> Recorded information:
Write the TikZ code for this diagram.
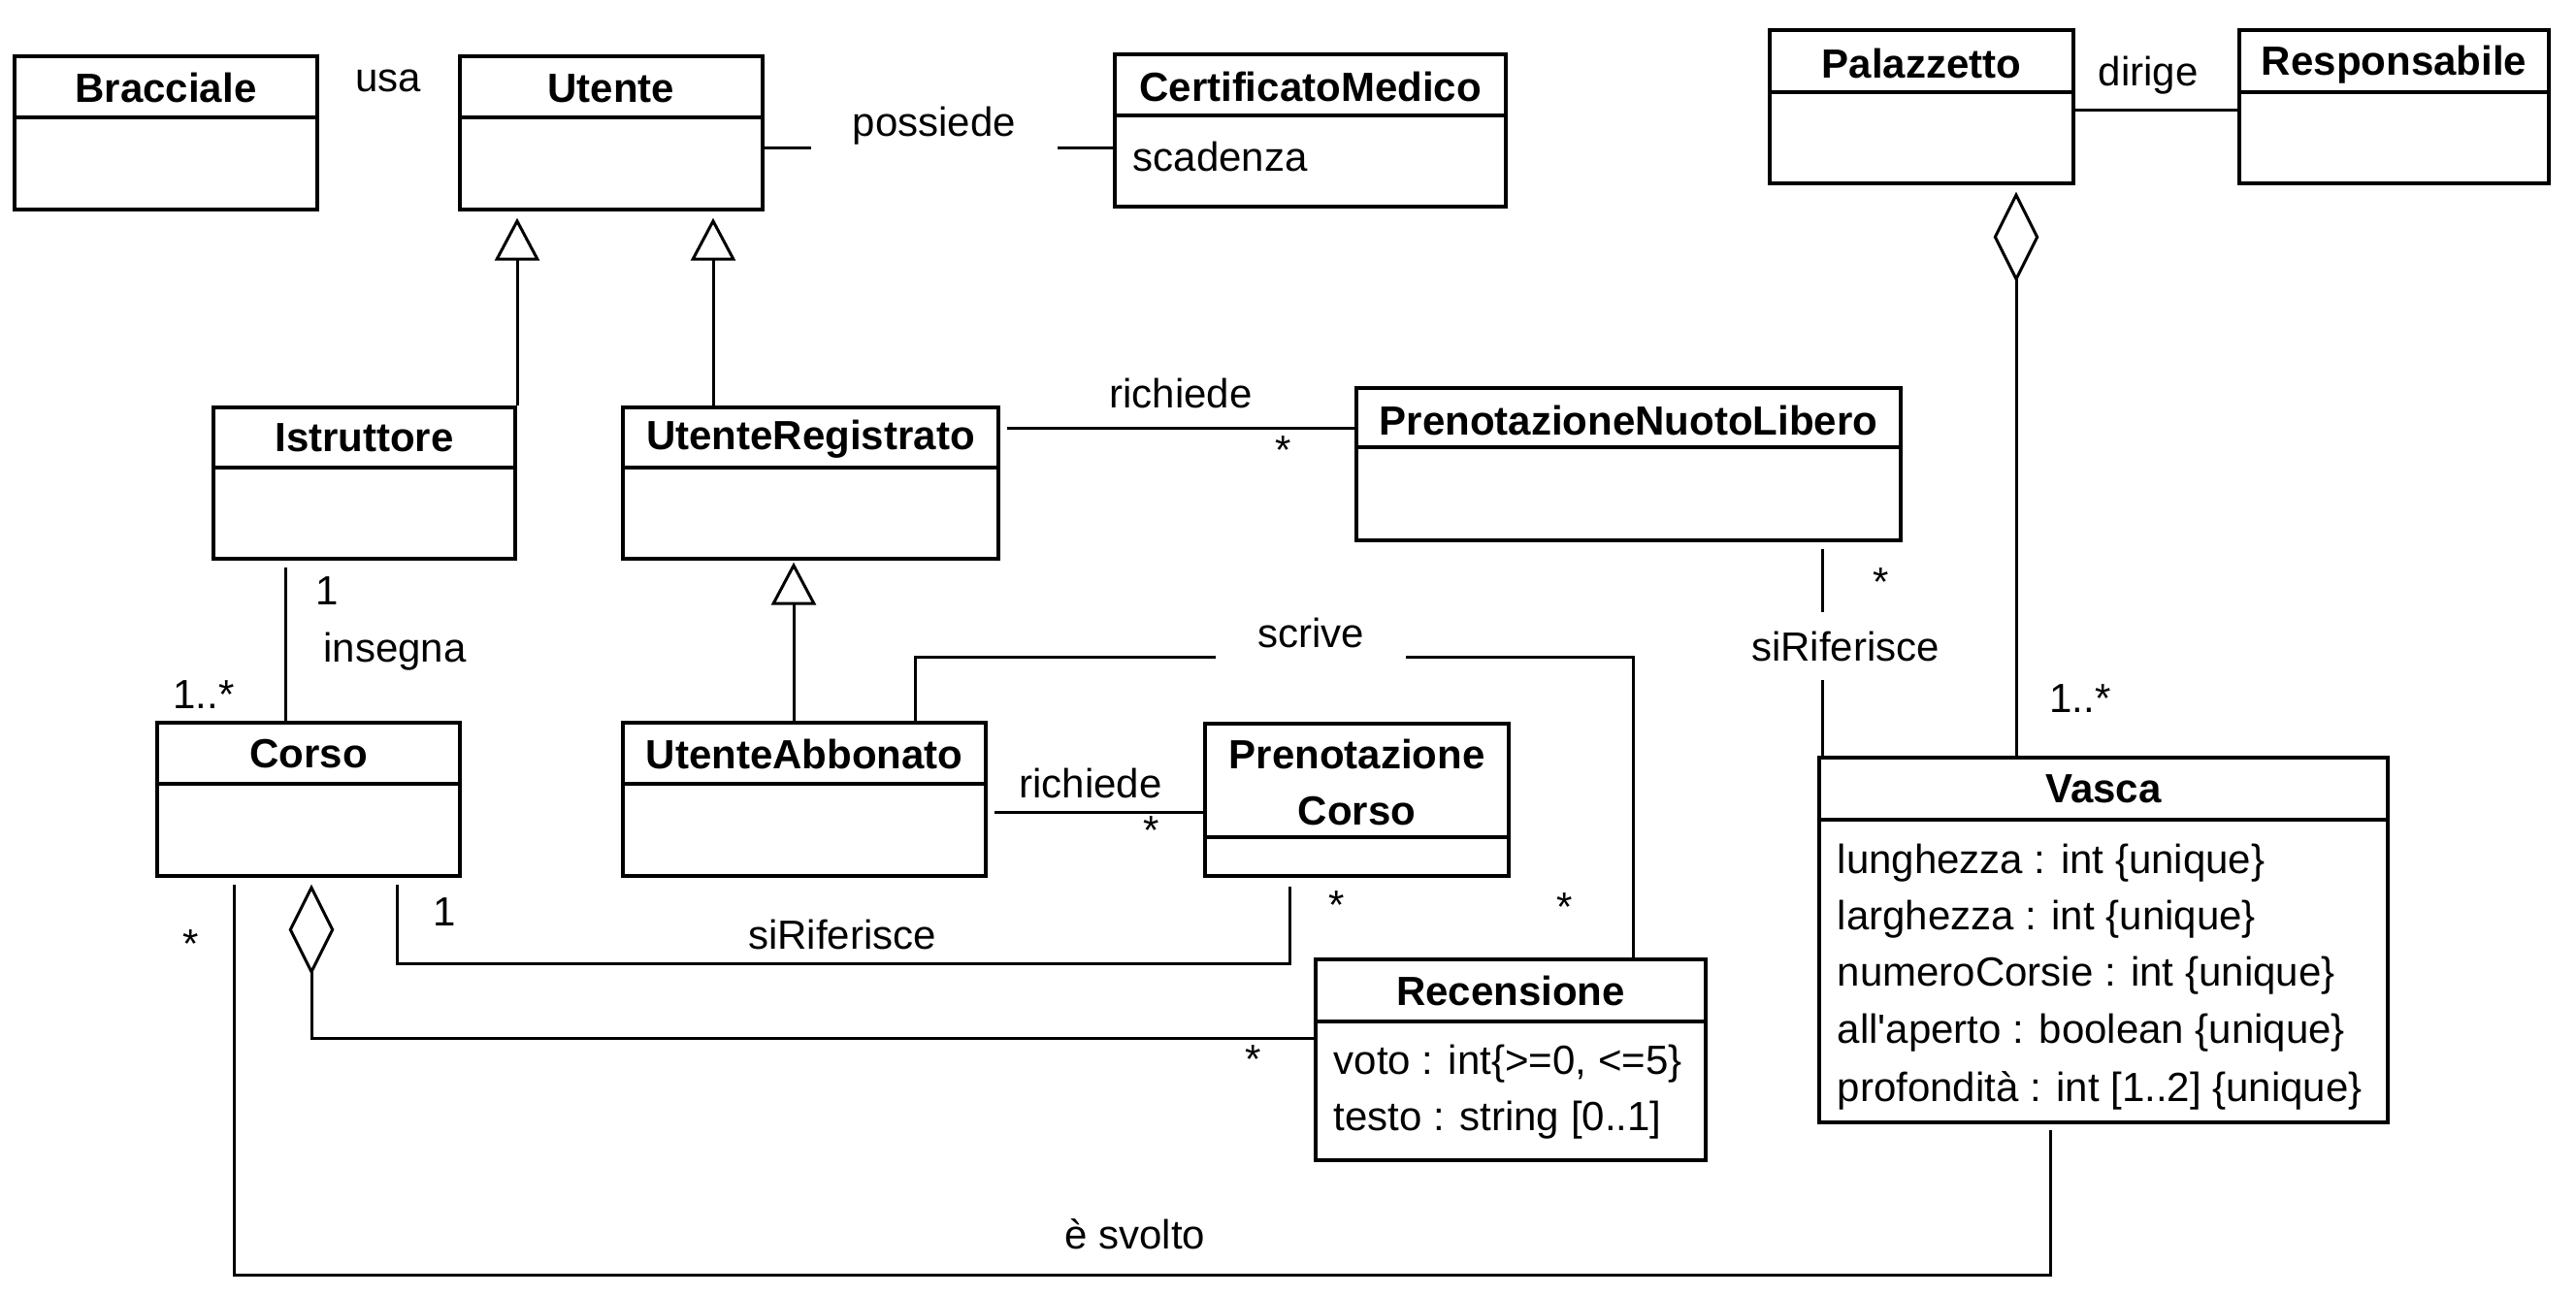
* * *
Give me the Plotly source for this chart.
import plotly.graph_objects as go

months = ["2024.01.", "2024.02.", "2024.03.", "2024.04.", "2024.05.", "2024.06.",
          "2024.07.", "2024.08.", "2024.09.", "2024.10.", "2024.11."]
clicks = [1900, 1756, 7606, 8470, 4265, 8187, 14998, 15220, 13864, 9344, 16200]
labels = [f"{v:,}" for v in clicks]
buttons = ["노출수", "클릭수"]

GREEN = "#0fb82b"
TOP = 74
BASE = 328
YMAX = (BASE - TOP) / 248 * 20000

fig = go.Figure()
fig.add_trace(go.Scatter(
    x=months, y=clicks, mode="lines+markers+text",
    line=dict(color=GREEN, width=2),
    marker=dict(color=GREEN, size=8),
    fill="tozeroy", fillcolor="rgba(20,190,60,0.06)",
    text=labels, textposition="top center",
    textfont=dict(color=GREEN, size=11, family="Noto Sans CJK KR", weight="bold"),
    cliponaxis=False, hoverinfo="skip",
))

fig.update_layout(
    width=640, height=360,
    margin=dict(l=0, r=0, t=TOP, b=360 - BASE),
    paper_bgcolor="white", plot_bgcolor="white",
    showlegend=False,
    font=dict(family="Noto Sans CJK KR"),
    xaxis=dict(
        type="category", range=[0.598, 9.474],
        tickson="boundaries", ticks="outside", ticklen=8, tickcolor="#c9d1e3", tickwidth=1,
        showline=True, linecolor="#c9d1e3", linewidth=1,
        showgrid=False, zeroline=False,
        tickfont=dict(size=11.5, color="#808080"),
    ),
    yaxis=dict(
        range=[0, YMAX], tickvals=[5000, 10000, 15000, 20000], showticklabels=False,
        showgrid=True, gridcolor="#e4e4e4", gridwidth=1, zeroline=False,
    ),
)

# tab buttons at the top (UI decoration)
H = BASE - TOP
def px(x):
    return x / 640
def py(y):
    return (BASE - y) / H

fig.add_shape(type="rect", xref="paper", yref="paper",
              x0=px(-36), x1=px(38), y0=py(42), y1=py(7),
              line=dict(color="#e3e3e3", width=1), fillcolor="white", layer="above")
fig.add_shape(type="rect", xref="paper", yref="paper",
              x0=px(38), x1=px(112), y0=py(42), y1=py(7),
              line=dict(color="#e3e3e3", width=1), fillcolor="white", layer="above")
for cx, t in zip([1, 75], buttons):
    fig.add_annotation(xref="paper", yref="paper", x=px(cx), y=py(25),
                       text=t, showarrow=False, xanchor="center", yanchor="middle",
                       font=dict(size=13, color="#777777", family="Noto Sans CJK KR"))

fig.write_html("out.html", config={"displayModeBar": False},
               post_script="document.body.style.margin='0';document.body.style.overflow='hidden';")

> Exercise objective:
Which lines of the data above contain "this"? Copy each one.

> Exercise output:
Write the TikZ code for this diagram.
Give me the Plotly source for this chart.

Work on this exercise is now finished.